Buchcover
Reinhard P. Gruber

Aus dem Leben Hödlmosers

Ein steirischer Roman mit Regie. Werke Band 4
1999
gebunden , 13 x 21 cm
112 Seiten
ISBN: 9783854205265
€ 19,00

AUTOREN

Textauszug

die steirische hochzeitsgeschichte

sehr steirisch gekleidet betreten hödlmoser, fani und schurl die katholische kirche von weistrach in niederösterreich.
heute ist hödlmosers vetter sepp zum heiraten dran.
durch seine hühnerzucht hat sich der sepp schon in jungen jahren einen guten namen gemacht; auch ein kleinkind hat er sich schon geleistet.
jetzt tritt der vetter sepp mit den vielen verwandten vor den traualtar, hinter dem der priester steht.
sehr schnell hat sich schurl mit der kleinen schönen annamirl aus der weiteren verwandtschaft befreundet; schon legt er seinen arm um annamirls schultern.
beim heiraten muß schurl immer ans doktorspielen denken.
als schließlich das schüchterne ja der braut ertönt, weint schurl tränen der freude und drückt die annamirl an sein herz.
da aber dreht sich der hödlmoservater um und hebt bedrohlich den rechten zeigefinger; jetzt schüttelt er auch noch den kopf.
da erkennt schurl, daß er noch zu jung ist.
»so ein schlimmer bub«, sagt hödlmoser leise zu fani.

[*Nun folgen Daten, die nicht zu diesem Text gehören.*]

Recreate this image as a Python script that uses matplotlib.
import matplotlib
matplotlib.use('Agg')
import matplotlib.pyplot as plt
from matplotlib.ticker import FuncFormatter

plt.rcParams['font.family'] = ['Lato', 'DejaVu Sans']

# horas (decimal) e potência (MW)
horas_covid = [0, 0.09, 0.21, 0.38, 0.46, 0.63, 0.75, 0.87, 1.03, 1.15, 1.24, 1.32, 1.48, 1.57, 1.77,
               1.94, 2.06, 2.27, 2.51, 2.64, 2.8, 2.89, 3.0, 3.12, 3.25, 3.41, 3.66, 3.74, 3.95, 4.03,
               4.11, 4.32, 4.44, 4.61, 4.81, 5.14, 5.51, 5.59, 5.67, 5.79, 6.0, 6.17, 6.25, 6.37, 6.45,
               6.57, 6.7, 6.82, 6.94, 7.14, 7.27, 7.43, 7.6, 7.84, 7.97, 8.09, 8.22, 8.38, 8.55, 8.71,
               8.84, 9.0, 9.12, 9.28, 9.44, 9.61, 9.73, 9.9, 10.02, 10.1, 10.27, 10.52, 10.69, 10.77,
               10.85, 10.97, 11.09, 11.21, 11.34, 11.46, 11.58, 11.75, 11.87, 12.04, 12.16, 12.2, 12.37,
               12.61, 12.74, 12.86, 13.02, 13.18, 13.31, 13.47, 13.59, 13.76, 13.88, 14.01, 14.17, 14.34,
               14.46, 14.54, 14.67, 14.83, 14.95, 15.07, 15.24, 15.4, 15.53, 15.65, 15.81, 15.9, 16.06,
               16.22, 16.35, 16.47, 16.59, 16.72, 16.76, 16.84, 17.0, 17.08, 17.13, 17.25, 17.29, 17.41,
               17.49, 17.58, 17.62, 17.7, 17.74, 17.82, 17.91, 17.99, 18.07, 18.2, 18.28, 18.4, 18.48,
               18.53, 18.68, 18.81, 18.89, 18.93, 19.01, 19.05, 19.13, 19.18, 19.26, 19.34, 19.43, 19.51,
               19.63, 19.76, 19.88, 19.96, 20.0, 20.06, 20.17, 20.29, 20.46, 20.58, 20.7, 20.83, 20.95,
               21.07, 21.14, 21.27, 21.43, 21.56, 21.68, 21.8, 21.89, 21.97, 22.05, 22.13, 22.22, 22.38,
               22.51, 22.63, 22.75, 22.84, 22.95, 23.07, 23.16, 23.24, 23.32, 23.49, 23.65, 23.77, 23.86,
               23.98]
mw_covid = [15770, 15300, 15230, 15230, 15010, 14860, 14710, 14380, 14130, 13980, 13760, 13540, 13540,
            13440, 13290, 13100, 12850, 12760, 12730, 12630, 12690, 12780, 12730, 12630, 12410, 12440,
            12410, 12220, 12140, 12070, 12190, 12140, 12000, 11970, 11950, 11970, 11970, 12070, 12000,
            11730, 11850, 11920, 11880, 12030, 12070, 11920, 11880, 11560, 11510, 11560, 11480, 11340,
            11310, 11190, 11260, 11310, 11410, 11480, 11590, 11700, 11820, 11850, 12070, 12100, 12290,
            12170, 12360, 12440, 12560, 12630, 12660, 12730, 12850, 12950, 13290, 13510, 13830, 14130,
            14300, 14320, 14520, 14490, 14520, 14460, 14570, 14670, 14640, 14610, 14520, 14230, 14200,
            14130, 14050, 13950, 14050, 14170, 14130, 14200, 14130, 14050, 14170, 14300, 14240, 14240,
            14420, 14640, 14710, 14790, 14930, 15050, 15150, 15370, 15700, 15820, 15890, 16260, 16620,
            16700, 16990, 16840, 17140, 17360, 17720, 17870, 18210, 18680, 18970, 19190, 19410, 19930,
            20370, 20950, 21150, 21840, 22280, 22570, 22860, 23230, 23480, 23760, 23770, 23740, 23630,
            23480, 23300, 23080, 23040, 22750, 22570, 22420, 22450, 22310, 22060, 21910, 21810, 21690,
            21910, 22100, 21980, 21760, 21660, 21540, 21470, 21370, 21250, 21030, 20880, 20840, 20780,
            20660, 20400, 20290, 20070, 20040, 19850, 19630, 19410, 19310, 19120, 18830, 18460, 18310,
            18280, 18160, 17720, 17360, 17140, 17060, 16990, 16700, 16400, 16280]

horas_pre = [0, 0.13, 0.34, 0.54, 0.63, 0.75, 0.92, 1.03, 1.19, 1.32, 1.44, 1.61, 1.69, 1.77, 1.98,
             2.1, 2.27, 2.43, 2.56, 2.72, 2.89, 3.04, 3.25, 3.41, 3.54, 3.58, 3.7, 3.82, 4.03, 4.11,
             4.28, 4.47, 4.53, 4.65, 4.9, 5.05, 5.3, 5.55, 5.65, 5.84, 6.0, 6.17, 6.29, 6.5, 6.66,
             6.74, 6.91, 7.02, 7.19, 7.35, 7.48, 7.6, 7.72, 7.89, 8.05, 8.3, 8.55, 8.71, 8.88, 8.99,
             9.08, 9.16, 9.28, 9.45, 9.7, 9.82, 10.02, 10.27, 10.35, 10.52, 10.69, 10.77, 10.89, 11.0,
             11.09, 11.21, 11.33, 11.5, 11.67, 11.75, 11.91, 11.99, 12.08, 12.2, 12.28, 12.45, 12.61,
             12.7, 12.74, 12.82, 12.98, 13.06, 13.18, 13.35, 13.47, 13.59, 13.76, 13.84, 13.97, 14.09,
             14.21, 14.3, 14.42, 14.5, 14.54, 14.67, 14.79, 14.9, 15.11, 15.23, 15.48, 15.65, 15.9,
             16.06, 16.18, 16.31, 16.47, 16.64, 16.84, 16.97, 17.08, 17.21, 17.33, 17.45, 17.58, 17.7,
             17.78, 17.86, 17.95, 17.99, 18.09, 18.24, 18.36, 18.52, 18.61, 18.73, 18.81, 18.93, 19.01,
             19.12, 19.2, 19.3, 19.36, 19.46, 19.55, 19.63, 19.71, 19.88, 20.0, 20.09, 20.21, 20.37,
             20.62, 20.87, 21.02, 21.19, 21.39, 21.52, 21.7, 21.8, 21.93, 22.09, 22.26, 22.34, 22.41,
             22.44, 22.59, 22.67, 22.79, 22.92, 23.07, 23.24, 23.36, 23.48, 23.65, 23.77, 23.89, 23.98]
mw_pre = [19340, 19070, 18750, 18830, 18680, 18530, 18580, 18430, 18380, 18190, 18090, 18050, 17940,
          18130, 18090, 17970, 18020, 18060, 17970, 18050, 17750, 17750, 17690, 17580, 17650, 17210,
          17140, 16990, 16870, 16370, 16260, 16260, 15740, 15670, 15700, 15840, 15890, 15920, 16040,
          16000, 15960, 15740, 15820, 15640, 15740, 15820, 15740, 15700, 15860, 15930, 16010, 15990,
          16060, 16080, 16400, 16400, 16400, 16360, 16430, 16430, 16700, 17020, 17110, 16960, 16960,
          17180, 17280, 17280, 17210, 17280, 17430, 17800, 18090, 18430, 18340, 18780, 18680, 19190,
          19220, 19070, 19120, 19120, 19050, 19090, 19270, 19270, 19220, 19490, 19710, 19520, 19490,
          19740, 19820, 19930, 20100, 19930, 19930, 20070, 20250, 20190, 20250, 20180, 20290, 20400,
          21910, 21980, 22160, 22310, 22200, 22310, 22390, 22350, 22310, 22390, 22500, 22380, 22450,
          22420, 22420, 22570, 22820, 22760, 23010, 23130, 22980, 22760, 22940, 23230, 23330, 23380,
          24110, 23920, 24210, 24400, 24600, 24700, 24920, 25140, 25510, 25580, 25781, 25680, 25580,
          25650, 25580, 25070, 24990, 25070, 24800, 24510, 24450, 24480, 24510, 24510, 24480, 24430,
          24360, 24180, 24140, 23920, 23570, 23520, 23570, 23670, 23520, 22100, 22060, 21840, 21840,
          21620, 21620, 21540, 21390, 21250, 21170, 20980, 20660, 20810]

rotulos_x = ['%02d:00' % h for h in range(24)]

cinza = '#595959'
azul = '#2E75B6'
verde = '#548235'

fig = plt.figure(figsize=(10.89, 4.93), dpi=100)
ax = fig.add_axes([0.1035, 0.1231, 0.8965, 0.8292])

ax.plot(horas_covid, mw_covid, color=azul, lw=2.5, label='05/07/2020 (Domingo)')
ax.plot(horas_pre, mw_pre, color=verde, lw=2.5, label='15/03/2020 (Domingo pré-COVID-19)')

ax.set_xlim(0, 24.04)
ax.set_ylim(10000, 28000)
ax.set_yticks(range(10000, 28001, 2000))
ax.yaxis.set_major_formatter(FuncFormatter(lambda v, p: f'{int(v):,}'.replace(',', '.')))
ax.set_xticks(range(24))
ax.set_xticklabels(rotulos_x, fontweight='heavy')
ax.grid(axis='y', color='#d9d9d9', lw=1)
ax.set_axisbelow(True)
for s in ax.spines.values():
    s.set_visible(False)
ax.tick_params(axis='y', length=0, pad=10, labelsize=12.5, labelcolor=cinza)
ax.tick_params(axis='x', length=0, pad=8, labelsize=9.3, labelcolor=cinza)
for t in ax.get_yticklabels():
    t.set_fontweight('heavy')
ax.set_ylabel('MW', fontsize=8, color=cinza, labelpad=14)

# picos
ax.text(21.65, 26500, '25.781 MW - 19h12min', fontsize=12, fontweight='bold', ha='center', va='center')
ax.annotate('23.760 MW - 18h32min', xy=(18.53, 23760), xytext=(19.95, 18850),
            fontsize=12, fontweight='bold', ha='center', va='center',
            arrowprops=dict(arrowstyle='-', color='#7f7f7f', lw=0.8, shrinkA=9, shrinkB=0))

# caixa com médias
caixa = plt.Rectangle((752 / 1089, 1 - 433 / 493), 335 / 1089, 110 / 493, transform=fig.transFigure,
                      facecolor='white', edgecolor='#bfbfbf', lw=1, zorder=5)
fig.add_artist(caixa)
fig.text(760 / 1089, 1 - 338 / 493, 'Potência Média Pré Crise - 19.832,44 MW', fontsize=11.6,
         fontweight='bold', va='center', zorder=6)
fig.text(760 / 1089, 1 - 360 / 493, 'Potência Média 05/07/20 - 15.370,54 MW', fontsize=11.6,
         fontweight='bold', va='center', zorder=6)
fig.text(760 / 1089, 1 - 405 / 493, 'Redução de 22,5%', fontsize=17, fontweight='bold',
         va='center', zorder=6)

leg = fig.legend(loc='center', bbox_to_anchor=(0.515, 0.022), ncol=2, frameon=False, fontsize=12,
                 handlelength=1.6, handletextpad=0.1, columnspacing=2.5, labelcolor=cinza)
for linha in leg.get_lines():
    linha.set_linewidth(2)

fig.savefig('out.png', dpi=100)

regieanweisung zur szene schurl/annamirl

die beiden geschlechtspartner nähern sich dem weistracher traualtar.
auch die feiernde gemeinde nähert sich.
schurl findet die freudige zeremonie mit den lustigen menschen sehr erogen.
gleich stellt sich schurl hinter annamirl und versucht, ihre sekundären geschlechtsmerkmale zu erkennen.
schurl weiß zwar, daß die primären erst nach der eheschließung besichtigt werden dürfen, bedauert dies aber.
»ich spreche als arzt«, flüstert schurl annamirl ins ohr, »und bitte um äußerste sauberkeit beim zuhören.«

Der »Klassiker der steirischen Nationalliteratur« erschien 1973 und machte seinen Autor schlagartig zu einer Institution. Gruber gilt als das das klassische Beispiel einer seltenen Gattung: der spöttische Heimatdichter. Seit nun fast einem halben Jahrhundert bewährt sich der Hödlmoser als Prototyp moderner romantischer Ironie. R. P. Gruber legte darin ein verspieltes Modell eines Romans vor, der das Erzählen und den Kommentar zur Erzählung amüsant und hintersinnig miteinander verknüpfte und die verschiedensten Stilebenen von vulgär bis wissenschaftlich nebeneinander montierte.

Zur Freude am literarischen Spiel kommt die liebevolle Respektlosigkeit gegenüber dem Prototypen des »wilden Steirers«: Gruber exemplifiziert an seinem Hödlmoser, »wie wir steirer leben«, »was wir steirer sind« und »was wir steirer wollen«. Das Ergebnis ist ein Pop-Roman mit Gamsbart, eine Philosophie-Parodie im Steireranzug.